# WORK TO COMPLETE
Extract every line where the string "chart" appears.

# PROVIDED MATERIAL
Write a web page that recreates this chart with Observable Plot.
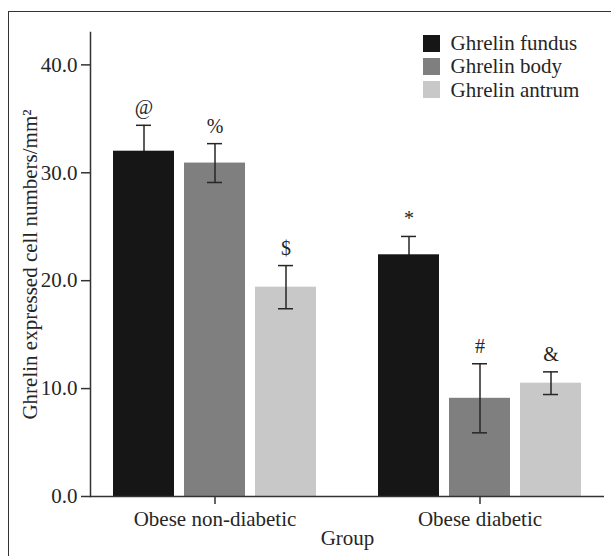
<!DOCTYPE html>
<html><head><meta charset="utf-8">
<script src="https://cdn.jsdelivr.net/npm/d3@7"></script>
<script src="https://cdn.jsdelivr.net/npm/@observablehq/plot@0.6"></script>
<style>
body{margin:0;background:#fff;}
#wrap{position:relative;width:611px;height:556px;overflow:hidden;background:#fff;}
#border{position:absolute;left:8px;top:11px;width:800px;height:800px;border-top:1.5px solid #333;border-left:1.5px solid #333;}
#chart{position:absolute;left:0;top:0;}
#legend{position:absolute;left:423px;top:32px;}
</style></head><body>
<div id="wrap"><div id="border"></div><div id="chart"></div><div id="legend"></div></div>
<script>
const groups = ["Obese non-diabetic", "Obese diabetic"];
const series = ["Ghrelin fundus", "Ghrelin body", "Ghrelin antrum"];
const colors = ["#161616", "#7f7f7f", "#c8c8c8"];
const fundusMean = [32.0, 22.4];
const fundusErr  = [2.4, 1.7];
const bodyMean   = [30.9, 9.1];
const bodyErr    = [1.8, 3.2];
const antrumMean = [19.4, 10.5];
const antrumErr  = [2.0, 1.05];
const fundusSig  = ["@", "*"];
const bodySig    = ["%", "#"];
const antrumSig  = ["$", "&"];
const yTicks = [0, 10, 20, 30, 40];

const means = [fundusMean, bodyMean, antrumMean];
const errs = [fundusErr, bodyErr, antrumErr];
const sigs = [fundusSig, bodySig, antrumSig];
const rows = [];
series.forEach((s, i) => groups.forEach((g, j) => rows.push({
  group: g, series: s, value: means[i][j], err: errs[i][j], sig: sigs[i][j]
})));

const font = "Liberation Serif, Times New Roman, serif";
const ink = "#262626";
const step = 71;
const errMarks = (data, dx) => [
  Plot.ruleX(data, {x: "group", y1: d => d.value - d.err, y2: d => d.value + d.err, dx, stroke: ink, strokeWidth: 1.5}),
  Plot.tickY(data, {x: "group", y: d => d.value + d.err, dx, stroke: ink, strokeWidth: 1.5, insetLeft: 23, insetRight: 23}),
  Plot.tickY(data, {x: "group", y: d => d.value - d.err, dx, stroke: ink, strokeWidth: 1.5, insetLeft: 23, insetRight: 23})
];
const marks = [];
series.forEach((s, i) => {
  const data = rows.filter(d => d.series === s);
  const dx = (i - 1) * step;
  if (i === 0) marks.push(...errMarks(data, dx)); // hidden lower half behind the dark bar
  marks.push(Plot.barY(data, {x: "group", y: "value", fill: "series", dx}));
});
series.forEach((s, i) => {
  const data = rows.filter(d => d.series === s);
  const dx = (i - 1) * step;
  if (i > 0) marks.push(...errMarks(data, dx));
  marks.push(Plot.text(data, {x: "group", y: d => d.value + d.err, text: "sig", dx, dy: -11, lineAnchor: "bottom", fontSize: 20, fontFamily: font, fill: ink}));
});
marks.push(Plot.ruleY([0], {stroke: "#333", strokeWidth: 1.5}));
marks.push(Plot.frame({anchor: "left", stroke: "#333", strokeWidth: 1.5}));
marks.push(Plot.axisY({ticks: yTicks, tickFormat: d => d.toFixed(1), tickSize: 9, tickPadding: 4, fontSize: 21,
  label: "Ghrelin expressed cell numbers/mm²", labelAnchor: "center", labelOffset: 68, labelArrow: "none", stroke: "#333", strokeWidth: 1.5}));
marks.push(Plot.axisX({tickSize: 8, tickPadding: 7, fontSize: 21, label: "Group", labelAnchor: "center", labelOffset: 48, labelArrow: "none", stroke: "#333", strokeWidth: 1.5}));

const plot = Plot.plot({
  width: 611, height: 556,
  marginLeft: 90, marginRight: 7, marginTop: 32, marginBottom: 60,
  style: {fontFamily: font, fontSize: "21px", color: ink, background: "transparent"},
  x: {domain: groups, range: [184, 510], paddingInner: 0.77, paddingOuter: 0},
  y: {domain: [0, 43]},
  color: {domain: series, range: colors},
  marks
});
document.getElementById("chart").appendChild(plot);
const leg = plot.legend("color", {legend: "swatches", columns: 1, swatchSize: 17,
  style: {fontFamily: font, fontSize: "21px", lineHeight: "22.3px", color: ink}});
document.getElementById("legend").appendChild(leg);
</script>
</body></html>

# EXERCISE ANSWER
Write a web page that recreates this chart with Observable Plot.
#chart{position:absolute;left:0;top:0;}
<div id="wrap"><div id="border"></div><div id="chart"></div><div id="legend"></div></div>
document.getElementById("chart").appendChild(plot);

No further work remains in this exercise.